Many TPS beneficiaries have lived in the United States for decades–and have children who are U.S. citizens.
A federal appeals court has ruled that the Trump administration can end temporary protected status designations for hundreds of thousands of immigrants living in the United States.
The 2-1 ruling, reports Reuters, was made by a three-judge panel of the 9th Circuit Court of Appeals. It reverses an earlier decision which prevented the Trump administration from ending TPS for affected beneficiaries.
Temporary protected status, or TPS, is an asylum-type measure that allows individuals to reside and work in the United States during times of natural disaster, civil unrest, or marked instability in their home countries. Approximately 400,000 people are covered by TPS, mostly from El Salvador, Haiti, Nicaragua and Sudan.
Immigrants with TPS are provided work permits and protection from deportation. Many—especially those from Central America—have lived in the United States for decades, with some serving as essential workers amidst the ongoing coronavirus pandemic.
The Trump administration attempted to eliminate TPS designations for citizens of El Salvador, Haiti, Nicaragua and Sudan between 2017 and 2018; CNN notes that the White House later ended TPS designations for Honduras and Nepal.

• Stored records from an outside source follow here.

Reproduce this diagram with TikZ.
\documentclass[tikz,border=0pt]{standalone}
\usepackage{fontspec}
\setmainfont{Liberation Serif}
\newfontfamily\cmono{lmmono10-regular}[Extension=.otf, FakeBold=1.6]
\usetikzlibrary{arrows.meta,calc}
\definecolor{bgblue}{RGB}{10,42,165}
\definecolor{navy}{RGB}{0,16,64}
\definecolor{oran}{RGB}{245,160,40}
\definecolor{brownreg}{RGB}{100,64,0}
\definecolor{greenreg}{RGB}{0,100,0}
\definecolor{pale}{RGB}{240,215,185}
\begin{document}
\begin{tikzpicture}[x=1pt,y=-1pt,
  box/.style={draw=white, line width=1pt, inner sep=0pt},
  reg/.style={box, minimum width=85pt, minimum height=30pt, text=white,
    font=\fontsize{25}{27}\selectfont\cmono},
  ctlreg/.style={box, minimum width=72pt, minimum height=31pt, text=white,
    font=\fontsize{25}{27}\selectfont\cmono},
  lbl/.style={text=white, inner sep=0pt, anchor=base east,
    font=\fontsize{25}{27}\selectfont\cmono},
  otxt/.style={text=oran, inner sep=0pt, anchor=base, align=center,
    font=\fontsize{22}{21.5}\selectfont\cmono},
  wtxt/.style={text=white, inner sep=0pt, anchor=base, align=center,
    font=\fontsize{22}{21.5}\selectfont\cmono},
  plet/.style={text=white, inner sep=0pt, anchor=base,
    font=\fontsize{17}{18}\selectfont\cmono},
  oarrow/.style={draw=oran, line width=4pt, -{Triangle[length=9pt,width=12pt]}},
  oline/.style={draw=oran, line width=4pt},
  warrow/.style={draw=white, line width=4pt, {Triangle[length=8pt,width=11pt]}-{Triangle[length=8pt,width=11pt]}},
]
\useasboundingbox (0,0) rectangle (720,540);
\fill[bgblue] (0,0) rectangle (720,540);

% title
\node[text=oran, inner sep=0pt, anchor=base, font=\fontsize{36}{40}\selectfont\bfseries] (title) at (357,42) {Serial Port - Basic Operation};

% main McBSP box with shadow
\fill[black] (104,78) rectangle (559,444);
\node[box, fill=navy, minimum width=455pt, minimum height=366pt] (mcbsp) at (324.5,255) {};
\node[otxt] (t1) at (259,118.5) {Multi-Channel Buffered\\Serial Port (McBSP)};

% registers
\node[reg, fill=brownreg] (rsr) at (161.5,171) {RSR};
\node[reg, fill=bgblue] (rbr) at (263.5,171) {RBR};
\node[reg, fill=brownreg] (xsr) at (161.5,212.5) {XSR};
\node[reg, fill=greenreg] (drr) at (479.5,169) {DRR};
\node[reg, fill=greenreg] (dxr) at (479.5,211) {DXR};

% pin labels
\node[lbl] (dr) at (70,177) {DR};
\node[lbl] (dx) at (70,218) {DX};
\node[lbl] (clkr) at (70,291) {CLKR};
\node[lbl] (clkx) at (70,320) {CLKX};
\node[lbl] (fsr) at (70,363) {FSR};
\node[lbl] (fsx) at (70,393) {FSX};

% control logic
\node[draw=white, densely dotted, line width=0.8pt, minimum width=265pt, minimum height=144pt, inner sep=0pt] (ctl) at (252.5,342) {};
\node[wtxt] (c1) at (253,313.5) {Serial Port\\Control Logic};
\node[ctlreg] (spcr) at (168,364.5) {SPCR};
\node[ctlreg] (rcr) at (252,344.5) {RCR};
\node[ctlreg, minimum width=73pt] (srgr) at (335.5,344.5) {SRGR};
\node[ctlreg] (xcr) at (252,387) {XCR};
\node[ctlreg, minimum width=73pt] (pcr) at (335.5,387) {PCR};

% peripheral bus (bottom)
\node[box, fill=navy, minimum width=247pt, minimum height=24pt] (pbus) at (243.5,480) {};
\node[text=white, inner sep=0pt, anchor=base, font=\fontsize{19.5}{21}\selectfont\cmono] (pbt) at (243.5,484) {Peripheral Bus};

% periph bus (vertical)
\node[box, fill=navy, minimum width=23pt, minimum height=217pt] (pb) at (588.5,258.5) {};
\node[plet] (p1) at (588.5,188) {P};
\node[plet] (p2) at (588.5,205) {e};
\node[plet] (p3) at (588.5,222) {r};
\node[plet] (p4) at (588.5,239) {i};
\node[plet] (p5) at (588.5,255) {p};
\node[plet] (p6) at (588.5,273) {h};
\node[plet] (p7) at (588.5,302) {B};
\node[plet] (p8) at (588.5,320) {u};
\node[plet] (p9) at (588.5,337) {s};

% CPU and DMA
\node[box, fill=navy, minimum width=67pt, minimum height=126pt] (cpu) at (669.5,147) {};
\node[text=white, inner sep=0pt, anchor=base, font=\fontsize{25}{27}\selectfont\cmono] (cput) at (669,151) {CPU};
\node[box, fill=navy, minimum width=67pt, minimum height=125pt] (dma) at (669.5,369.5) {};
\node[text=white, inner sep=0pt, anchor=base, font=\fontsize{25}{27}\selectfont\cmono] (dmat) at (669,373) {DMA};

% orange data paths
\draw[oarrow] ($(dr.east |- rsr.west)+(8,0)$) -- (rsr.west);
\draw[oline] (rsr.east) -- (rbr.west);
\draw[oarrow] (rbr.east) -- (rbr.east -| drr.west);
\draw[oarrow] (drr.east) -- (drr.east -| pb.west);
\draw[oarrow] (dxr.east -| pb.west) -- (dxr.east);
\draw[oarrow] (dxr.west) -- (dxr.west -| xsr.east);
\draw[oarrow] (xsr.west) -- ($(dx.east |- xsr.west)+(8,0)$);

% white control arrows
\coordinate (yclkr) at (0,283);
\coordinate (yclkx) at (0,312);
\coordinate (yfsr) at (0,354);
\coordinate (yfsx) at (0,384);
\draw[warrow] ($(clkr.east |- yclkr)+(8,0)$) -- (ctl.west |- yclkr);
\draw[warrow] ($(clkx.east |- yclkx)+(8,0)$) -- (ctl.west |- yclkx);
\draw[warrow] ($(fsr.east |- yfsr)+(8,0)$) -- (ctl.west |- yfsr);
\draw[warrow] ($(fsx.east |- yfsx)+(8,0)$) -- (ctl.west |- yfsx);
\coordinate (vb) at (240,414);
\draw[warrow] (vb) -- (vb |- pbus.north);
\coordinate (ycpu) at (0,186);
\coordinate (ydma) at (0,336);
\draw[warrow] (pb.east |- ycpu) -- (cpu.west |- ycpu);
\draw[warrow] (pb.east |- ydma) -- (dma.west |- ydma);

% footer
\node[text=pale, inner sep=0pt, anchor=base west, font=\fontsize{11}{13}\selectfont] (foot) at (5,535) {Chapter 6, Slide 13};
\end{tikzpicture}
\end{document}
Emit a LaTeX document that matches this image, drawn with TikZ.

The administration’s decision received extensive criticism for human rights activists and immigration activists, who pointed out that many countries with former TPS designations continue to be unsafe.
While the federal government has insisted that TPS is no longer needed—Nicaraguans, for instance, were provided protected status following Hurricane Mitch in 1998—living conditions in designated countries have not necessarily improved. El Salvador and Honduras, for instance, lie at the epicenter of Central America’s gang crisis, with both countries having among the highest homicide rates in the world.
National Public Radio reports that several TPS beneficiaries—from El Salvador, Haiti, Nicaragua and Sudan—filed a joint lawsuit against the Trump administration, alleging that the government’s decision was grounded in racial animosity towards “non-white, non-European immigrants.”
In court documents, the plaintiffs pointed out that Trump himself has made disparaging comments about immigrants from less-developed countries in Latin America and the Caribbean.
But in a 54-page-long opinion, Judge Consuelo Callahan—a George W. Bush appointee—said that the Trump administration’s actions were not reviewable and therefore should not have been blocked.
“While we do not condone the offensive and disparaging nature of the president’s remarks, we find it instructive that these statements occurred primarily in contexts removed from and unrelated to TPS policy or decisions,” Callahan wrote.
NPR adds that the National TPS Alliance—a “grassroots advocacy group”—has criticized the court’s ruling, saying it will enable the Trump administration to tear apart families that have lived in the United States for decades.
The Alliance observes that many TPS beneficiaries have families with mixed citizenship statuses—in other words, many who came to the United States now have spouses and children who are naturalized or native-born U.S. citizens.
In many cases, the children of TPS recipients have never been to their parent or parents’ home country and would have to choose between staying with their family and remaining in the United States.
For that reason, Crista Ramos, one of the case’s lead plaintiffs, said the government has failed not only TPS beneficiaries but their children.
“This government has failed me and the other 250,000 U.S. citizen children of TPS holders,” Ramos said in a statement.
The American Civil Liberties Union, which represents the TPS beneficiaries and their families in this lawsuit, said it will seek another “en banc” review of the case by 11 of the appeals court’s judges.